Tapi apa jadinya jika kegiatan ini dilakukan dengan intensitas yang tinggi atau dilakukan dengan sering? Bagaimana Islam memandangnya? Apakah ini masuk hal berlebih-lebihan?
Menanggapi ini, guru besar di Universitas Al-Azhar, Al Sharqawi mengatakan bahwa hukum Islami mengatur segala sesuatu yang menyangkut pribadi Muslim dan datang dengan ketentuan-ketentuan yang sesuai dengan insting manusia dan tidak berbenturan dengannya. Islam tidak menutup naluri, melainkan mengontrol dan mengaturnya.
Islam telah mengatur terkait masalah ini, seperti membuat beberapa larangan dan anjuran dalam berhubungan intim. Hal ini seperti larangan jimak saat haid, setelah melahirkan, ihram, iktikaf, puasa wajib.

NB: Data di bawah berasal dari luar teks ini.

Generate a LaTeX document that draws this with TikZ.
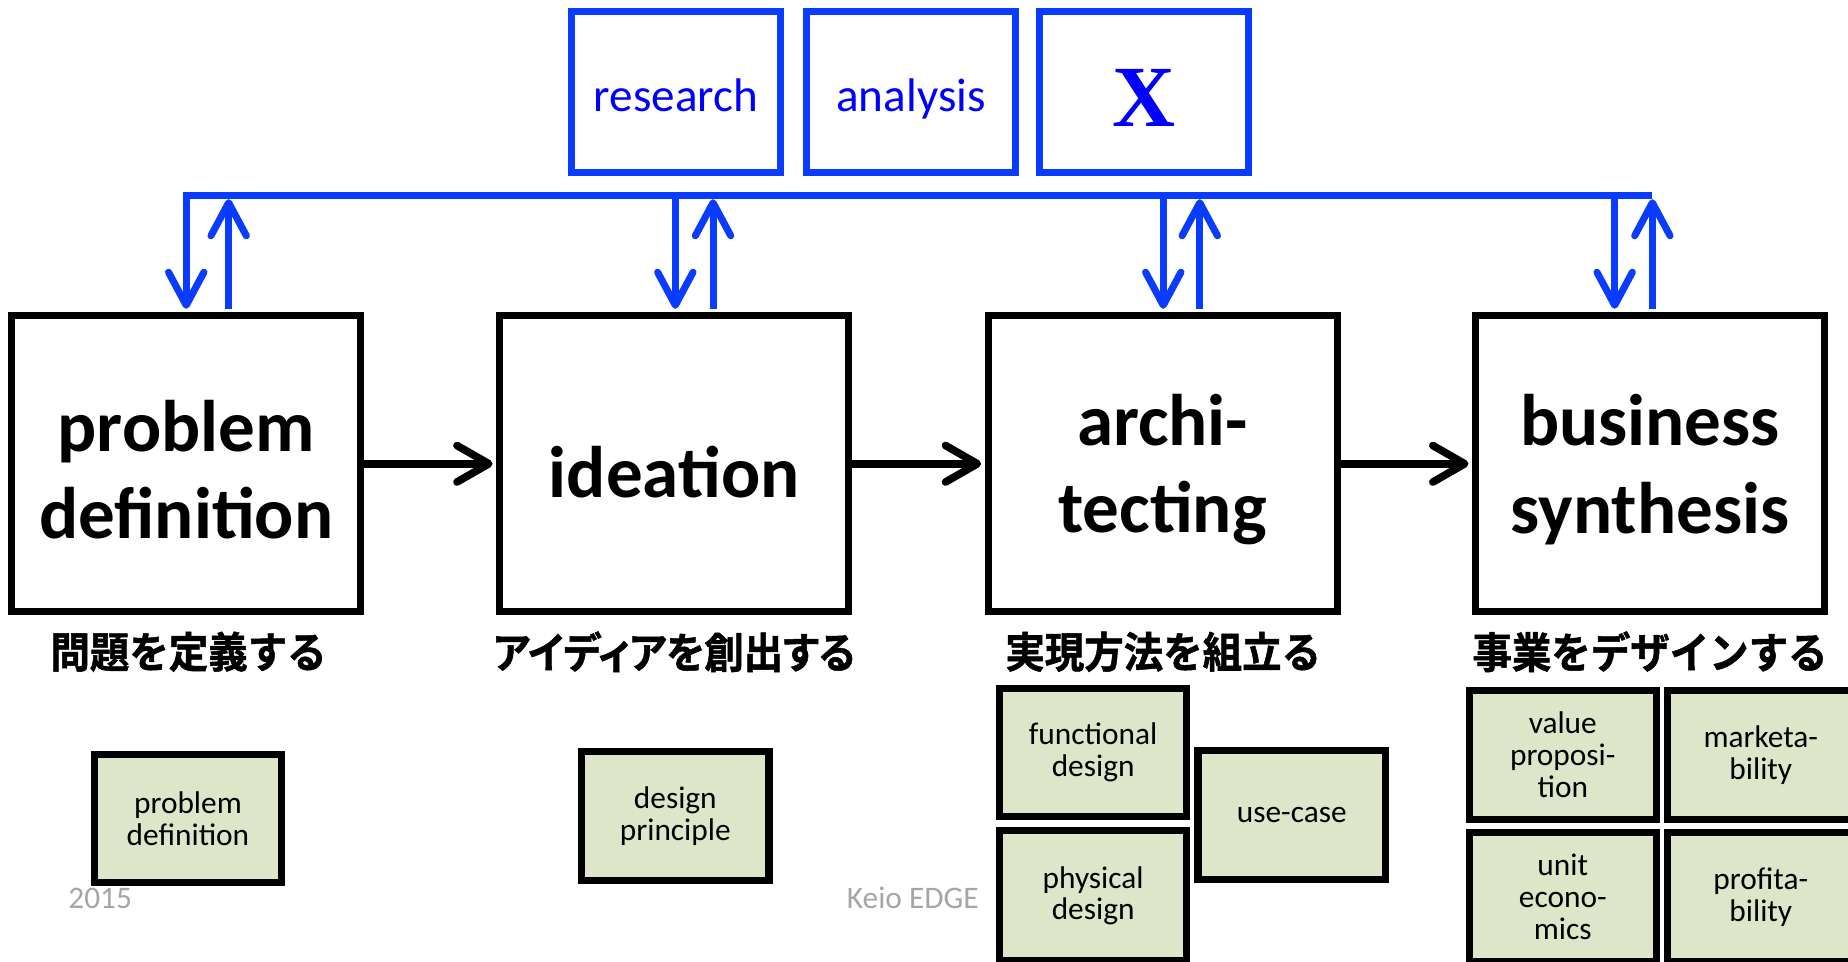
\documentclass[tikz,border=0pt]{standalone}
\usepackage{fontspec}
\setmainfont{Carlito}
\newfontfamily\jp{Noto Sans CJK JP Bold}[FakeBold=1.2,FakeStretch=0.93]
\newfontfamily\jpp{Noto Sans CJK JP Bold}[FakeBold=1.2,FakeStretch=0.93,RawFeature=+palt]
\newfontfamily\tms{Liberation Serif}
\usetikzlibrary{arrows.meta}
\definecolor{bl}{HTML}{0A3CFF}
\definecolor{bt}{HTML}{0000FF}
\definecolor{gf}{HTML}{DDE6C9}
\definecolor{gr}{HTML}{A6A6A6}
\begin{document}
\begin{tikzpicture}[x=0.5pt,y=-0.5pt,
 stage/.style={draw=black,line width=3pt,minimum width=148pt,minimum height=125.5pt,inner sep=0pt},
 stagetext/.style={inner sep=0pt,align=center,yshift=-2.5pt,font=\fontsize{31}{37}\selectfont\bfseries},
 tool/.style={draw=bl,line width=3pt,minimum width=88.5pt,minimum height=68pt,inner sep=0pt,text=bt,text height=17pt,text depth=0pt,font=\fontsize{20}{24}\selectfont},
 item/.style={draw=black,fill=gf,line width=3pt,minimum width=79.5pt,minimum height=54.5pt,inner sep=0pt,align=center,font=\fontsize{13.3}{13.5}\selectfont},
 jlab/.style={font=\jp\fontsize{18}{20}\selectfont},
 foot/.style={text=gr,font=\fontsize{13.3}{16}\selectfont},
 barrow/.style={draw=bl,line width=3pt,-{Straight Barb[length=14pt,width=15pt,round]}},
 karrow/.style={draw=black,line width=3.25pt,-{Straight Barb[length=13.5pt,width=15.5pt,round]}},
]
\useasboundingbox (0,0) rectangle (1568,816);
\fill[white] (0,0) rectangle (1568,816);

% tool boxes
\node[tool] (t1) at (573.5,78) {research};
\node[tool] (t2) at (773,78) {analysis};
\node[tool,text height=29pt,font=\tms\bfseries\fontsize{37}{40}\selectfont] (t3) at (970.5,78) {X};

% stage boxes
\node[stage] (p1) at (158,393.5) {};
\node[stage] (p2) at (572,393.5) {};
\node[stage] (p3) at (986.5,393.5) {};
\node[stage] (p4) at (1400,393.5) {};
\node[stagetext] (p1t) at (p1.center) {problem\\definition};
\node[stagetext,yshift=-1pt] (p2t) at (p2.center) {ideation};
\node[stagetext] (p3t) at (p3.center) {archi-\\tecting};
\node[stagetext] (p4t) at (p4.center) {business\\synthesis};

% Japanese labels
\node[jlab] (j1) at (160,553) {問題を定義する};
\node[jlab,font=\jpp\fontsize{18}{20}\selectfont] (j2) at (572,553) {アイディアを創出する};
\node[jlab] (j3) at (987,553) {実現方法を組立る};
\node[jlab] (j4) at (1400,553) {事業をデザインする};

% green items
\node[item] (g1) at (159.5,694.5) {problem\\definition};
\node[item] (g2) at (573,692.5) {design\\principle};
\node[item] (g3) at (927.5,638.5) {functional\\design};
\node[item] (g4) at (1096,691.5) {use-case};
\node[item,minimum height=55pt] (g5) at (927.5,760) {physical\\design};
\node[item] (g6) at (1326,640.5) {value\\proposi-\\tion};
\node[item] (g7) at (1494,640.5) {marketa-\\bility};
\node[item,minimum height=55pt] (g8) at (1326,761) {unit\\econo-\\mics};
\node[item,minimum height=55pt] (g9) at (1494,761) {profita-\\bility};

% footer
\node[foot] (f1) at (85,762) {2015};
\node[foot] (f2) at (774.5,762) {Keio EDGE};

% bus coordinates
\coordinate (d1) at (158,166);
\coordinate (u1) at (194,166);
\coordinate (d2) at (573,166);
\coordinate (u2) at (605,166);
\coordinate (d3) at (987,166);
\coordinate (u3) at (1018,166);
\coordinate (d4) at (1370,166);
\coordinate (u4) at (1402,166);

% bus with first down arrow
\draw[barrow,line join=miter] (u4) -- (d1) -- ([yshift=1.5pt]d1 |- p1.north);
\draw[barrow] ([yshift=1.5pt]u1 |- p1.north) -- ([yshift=-1.5pt]u1);
\draw[barrow] (d2) -- ([yshift=1.5pt]d2 |- p2.north);
\draw[barrow] ([yshift=1.5pt]u2 |- p2.north) -- ([yshift=-1.5pt]u2);
\draw[barrow] (d3) -- ([yshift=1.5pt]d3 |- p3.north);
\draw[barrow] ([yshift=1.5pt]u3 |- p3.north) -- ([yshift=-1.5pt]u3);
\draw[barrow] (d4) -- ([yshift=1.5pt]d4 |- p4.north);
\draw[barrow] ([yshift=1.5pt]u4 |- p4.north) -- ([yshift=-1.5pt]u4);

% flow arrows
\draw[karrow] (p1.east) -- ([xshift=-1.5pt]p2.west);
\draw[karrow] (p2.east) -- ([xshift=-1.5pt]p3.west);
\draw[karrow] (p3.east) -- ([xshift=-1.5pt]p4.west);
\end{tikzpicture}
\end{document}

Ada juga anjuran untuk mendatangi pasangan dengan membuatnya nyaman terlebih dahulu, tidak tiba-tiba seperti kuda jantan.
Dilansir dari Masrawy, Kamis (26/1/2023), Al Sharqawi menjelaskan bahwa dalam syariat tidak ada ketentuan berapa kali berhubungan badan secara khusus, karena itu berbeda-beda menurut situasi dan kemampuan orang.
Dia juga menambahkan bahwa jimak adalah hak bagi istri dan kewajiban bagi suami jika tidak memiliki udzur.
Meski tidak diatur jumlahnya, Islam mengajarkan untuk memperlakukan wanita dengan cara yang baik. Suami dilarang untuk membebani istrinya dengan hal yang di luar kemampuannya. Allah SWT berfirman:
وَعَاشِرُوهُنَّ بِٱلْمَعْرُوفِ Artinya: "Dan bergaullah dengan mereka secara patut." (QS An-Nisa ayat 19).
Dia juga menyebut jimak yang sering tidak termasuk hal berlebih-lebihan, asalkan tidak mengakibatkan kerugian fisik atau moral terhadap salah satu atau kedua pasangan, atau hilangnya hak atau kewajiban. Setiap pasangan bisa mendatangi pasangannya tanpa merugikan diri atau orang lain dan tanpa menyebabkan kelalaian untuk ibadah kepada Allah SWT.